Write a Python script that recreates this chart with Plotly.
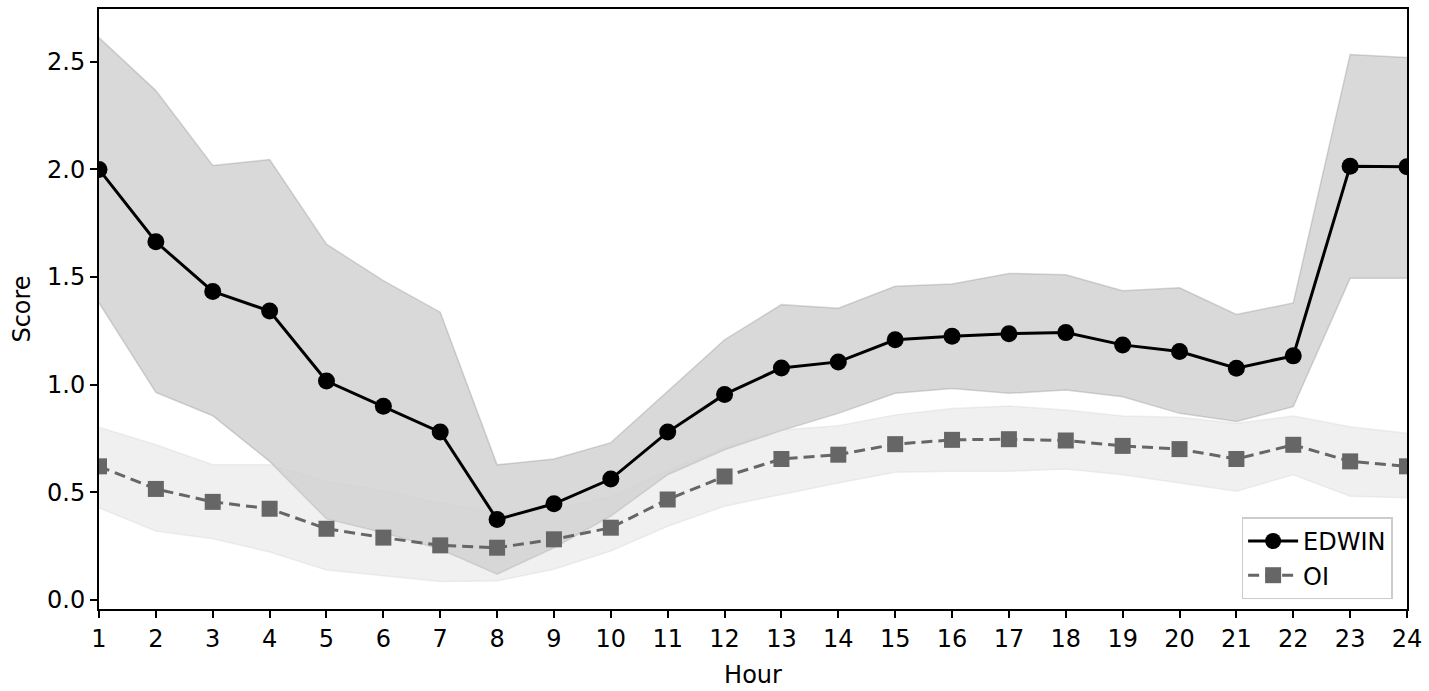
import plotly.graph_objects as go

hours = list(range(1, 25))

edwin_mean = [2.00, 1.664, 1.433, 1.342, 1.017, 0.90, 0.78, 0.374, 0.447, 0.562, 0.78, 0.955,
              1.078, 1.106, 1.209, 1.225, 1.237, 1.242, 1.185, 1.154, 1.077, 1.134, 2.015, 2.012]
edwin_upper = [2.612, 2.366, 2.018, 2.046, 1.653, 1.483, 1.337, 0.628, 0.655, 0.731, 0.97, 1.209,
               1.372, 1.355, 1.457, 1.468, 1.517, 1.511, 1.437, 1.450, 1.326, 1.380, 2.534, 2.520]
edwin_lower = [1.380, 0.964, 0.856, 0.644, 0.377, 0.313, 0.236, 0.120, 0.243, 0.39, 0.582, 0.698,
               0.787, 0.867, 0.960, 0.983, 0.960, 0.975, 0.944, 0.867, 0.829, 0.898, 1.494, 1.494]

oi_mean = [0.621, 0.516, 0.456, 0.424, 0.331, 0.290, 0.254, 0.243, 0.282, 0.336, 0.467, 0.574,
           0.655, 0.675, 0.724, 0.744, 0.747, 0.741, 0.716, 0.701, 0.655, 0.721, 0.644, 0.621]
oi_upper = [0.803, 0.721, 0.628, 0.628, 0.551, 0.505, 0.451, 0.40, 0.42, 0.48, 0.60, 0.71,
            0.79, 0.81, 0.86, 0.890, 0.901, 0.883, 0.855, 0.849, 0.821, 0.855, 0.805, 0.775]
oi_lower = [0.428, 0.320, 0.285, 0.223, 0.140, 0.112, 0.086, 0.089, 0.143, 0.228, 0.343, 0.436,
            0.490, 0.544, 0.593, 0.598, 0.598, 0.609, 0.582, 0.544, 0.505, 0.582, 0.482, 0.475]

y_ticks = [0.0, 0.5, 1.0, 1.5, 2.0, 2.5]
y_tick_labels = ["0.0", "0.5", "1.0", "1.5", "2.0", "2.5"]

FONT = "DejaVu Sans, Liberation Sans, sans-serif"
FS = 24

fig = go.Figure()

# EDWIN band
fig.add_trace(go.Scatter(x=hours, y=edwin_upper, mode="lines",
                         line=dict(color="rgba(128,128,128,0.3)", width=1.5),
                         showlegend=False, hoverinfo="skip"))
fig.add_trace(go.Scatter(x=hours, y=edwin_lower, mode="lines", fill="tonexty",
                         fillcolor="rgba(128,128,128,0.3)",
                         line=dict(color="rgba(128,128,128,0.3)", width=1.5),
                         showlegend=False, hoverinfo="skip"))
# OI band
fig.add_trace(go.Scatter(x=hours, y=oi_upper, mode="lines",
                         line=dict(color="rgba(211,211,211,0.34)", width=1.5),
                         showlegend=False, hoverinfo="skip"))
fig.add_trace(go.Scatter(x=hours, y=oi_lower, mode="lines", fill="tonexty",
                         fillcolor="rgba(211,211,211,0.34)",
                         line=dict(color="rgba(211,211,211,0.34)", width=1.5),
                         showlegend=False, hoverinfo="skip"))

fig.add_trace(go.Scatter(x=hours, y=edwin_mean, mode="lines+markers", name="EDWIN",
                         line=dict(color="black", width=3),
                         marker=dict(symbol="circle", size=17, color="black")))
fig.add_trace(go.Scatter(x=hours, y=oi_mean, mode="lines+markers", name="OI",
                         line=dict(color="#666666", width=3, dash="11px,6px"),
                         marker=dict(symbol="square", size=16, color="#666666")))

fig.update_layout(
    width=1429, height=691,
    margin=dict(l=99, r=21, t=7, b=81),
    paper_bgcolor="white", plot_bgcolor="white",
    font=dict(family=FONT, size=FS, color="black"),
    showlegend=True,
    legend=dict(x=0.989, y=0.016, xanchor="right", yanchor="bottom",
                traceorder="normal",
                bgcolor="white", bordercolor="#cccccc", borderwidth=1.5,
                font=dict(family=FONT, size=FS, color="black"),
                itemwidth=50, tracegroupgap=4),
)
fig.update_xaxes(
    range=[1, 24], tickmode="array", tickvals=hours, ticktext=[str(h) for h in hours],
    showline=True, linecolor="black", linewidth=2, mirror=True,
    ticks="outside", ticklen=7, tickwidth=1.5, tickcolor="black",
    showgrid=False, zeroline=False,
    title=dict(text="Hour", font=dict(family=FONT, size=FS), standoff=14),
    tickfont=dict(family=FONT, size=FS),
)
fig.update_yaxes(
    range=[-0.0416, 2.745], tickmode="array", tickvals=y_ticks, ticktext=y_tick_labels,
    showline=True, linecolor="black", linewidth=2, mirror=True,
    ticks="outside", ticklen=7, tickwidth=1.5, tickcolor="black",
    showgrid=False, zeroline=False,
    title=dict(text="Score", font=dict(family=FONT, size=FS), standoff=10),
    tickfont=dict(family=FONT, size=FS),
)

fig.write_html("out.html", config={"displayModeBar": False},
               post_script="document.body.style.margin='0';")
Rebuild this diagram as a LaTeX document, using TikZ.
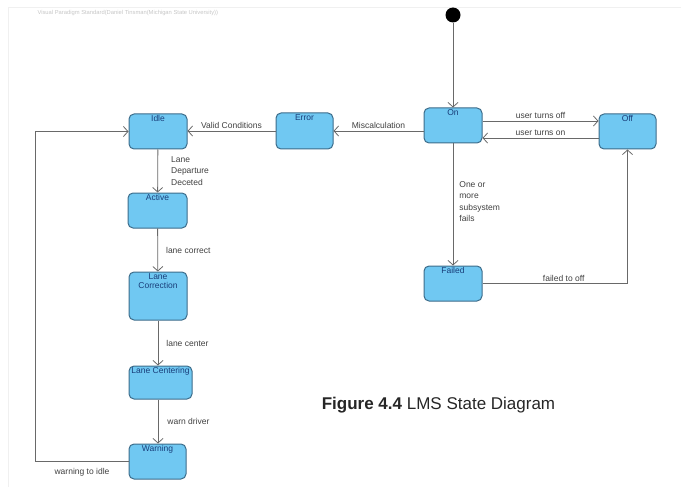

→ **Directive**:
Write out the records above exactly as they appear, leaving out any pictures.

→ **Exercise answer**:
Write a Python script that recreates this chart with Plotly.
import plotly.graph_objects as go

hours = list(range(1, 25))

edwin_mean = [2.00, 1.664, 1.433, 1.342, 1.017, 0.90, 0.78, 0.374, 0.447, 0.562, 0.78, 0.955,
              1.078, 1.106, 1.209, 1.225, 1.237, 1.242, 1.185, 1.154, 1.077, 1.134, 2.015, 2.012]
edwin_upper = [2.612, 2.366, 2.018, 2.046, 1.653, 1.483, 1.337, 0.628, 0.655, 0.731, 0.97, 1.209,
               1.372, 1.355, 1.457, 1.468, 1.517, 1.511, 1.437, 1.450, 1.326, 1.380, 2.534, 2.520]
edwin_lower = [1.380, 0.964, 0.856, 0.644, 0.377, 0.313, 0.236, 0.120, 0.243, 0.39, 0.582, 0.698,
               0.787, 0.867, 0.960, 0.983, 0.960, 0.975, 0.944, 0.867, 0.829, 0.898, 1.494, 1.494]

oi_mean = [0.621, 0.516, 0.456, 0.424, 0.331, 0.290, 0.254, 0.243, 0.282, 0.336, 0.467, 0.574,
           0.655, 0.675, 0.724, 0.744, 0.747, 0.741, 0.716, 0.701, 0.655, 0.721, 0.644, 0.621]
oi_upper = [0.803, 0.721, 0.628, 0.628, 0.551, 0.505, 0.451, 0.40, 0.42, 0.48, 0.60, 0.71,
            0.79, 0.81, 0.86, 0.890, 0.901, 0.883, 0.855, 0.849, 0.821, 0.855, 0.805, 0.775]
oi_lower = [0.428, 0.320, 0.285, 0.223, 0.140, 0.112, 0.086, 0.089, 0.143, 0.228, 0.343, 0.436,
            0.490, 0.544, 0.593, 0.598, 0.598, 0.609, 0.582, 0.544, 0.505, 0.582, 0.482, 0.475]

y_ticks = [0.0, 0.5, 1.0, 1.5, 2.0, 2.5]
y_tick_labels = ["0.0", "0.5", "1.0", "1.5", "2.0", "2.5"]

FONT = "DejaVu Sans, Liberation Sans, sans-serif"
FS = 24

fig = go.Figure()

# EDWIN band
fig.add_trace(go.Scatter(x=hours, y=edwin_upper, mode="lines",
                         line=dict(color="rgba(128,128,128,0.3)", width=1.5),
                         showlegend=False, hoverinfo="skip"))
fig.add_trace(go.Scatter(x=hours, y=edwin_lower, mode="lines", fill="tonexty",
                         fillcolor="rgba(128,128,128,0.3)",
                         line=dict(color="rgba(128,128,128,0.3)", width=1.5),
                         showlegend=False, hoverinfo="skip"))
# OI band
fig.add_trace(go.Scatter(x=hours, y=oi_upper, mode="lines",
                         line=dict(color="rgba(211,211,211,0.34)", width=1.5),
                         showlegend=False, hoverinfo="skip"))
fig.add_trace(go.Scatter(x=hours, y=oi_lower, mode="lines", fill="tonexty",
                         fillcolor="rgba(211,211,211,0.34)",
                         line=dict(color="rgba(211,211,211,0.34)", width=1.5),
                         showlegend=False, hoverinfo="skip"))

fig.add_trace(go.Scatter(x=hours, y=edwin_mean, mode="lines+markers", name="EDWIN",
                         line=dict(color="black", width=3),
                         marker=dict(symbol="circle", size=17, color="black")))
fig.add_trace(go.Scatter(x=hours, y=oi_mean, mode="lines+markers", name="OI",
                         line=dict(color="#666666", width=3, dash="11px,6px"),
                         marker=dict(symbol="square", size=16, color="#666666")))

fig.update_layout(
    width=1429, height=691,
    margin=dict(l=99, r=21, t=7, b=81),
    paper_bgcolor="white", plot_bgcolor="white",
    font=dict(family=FONT, size=FS, color="black"),
    showlegend=True,
    legend=dict(x=0.989, y=0.016, xanchor="right", yanchor="bottom",
                traceorder="normal",
                bgcolor="white", bordercolor="#cccccc", borderwidth=1.5,
                font=dict(family=FONT, size=FS, color="black"),
                itemwidth=50, tracegroupgap=4),
)
fig.update_xaxes(
    range=[1, 24], tickmode="array", tickvals=hours, ticktext=[str(h) for h in hours],
    showline=True, linecolor="black", linewidth=2, mirror=True,
    ticks="outside", ticklen=7, tickwidth=1.5, tickcolor="black",
    showgrid=False, zeroline=False,
    title=dict(text="Hour", font=dict(family=FONT, size=FS), standoff=14),
    tickfont=dict(family=FONT, size=FS),
)
fig.update_yaxes(
    range=[-0.0416, 2.745], tickmode="array", tickvals=y_ticks, ticktext=y_tick_labels,
    showline=True, linecolor="black", linewidth=2, mirror=True,
    ticks="outside", ticklen=7, tickwidth=1.5, tickcolor="black",
    showgrid=False, zeroline=False,
    title=dict(text="Score", font=dict(family=FONT, size=FS), standoff=10),
    tickfont=dict(family=FONT, size=FS),
)

fig.write_html("out.html", config={"displayModeBar": False},
               post_script="document.body.style.margin='0';")
Rebuild this diagram as a LaTeX document, using TikZ.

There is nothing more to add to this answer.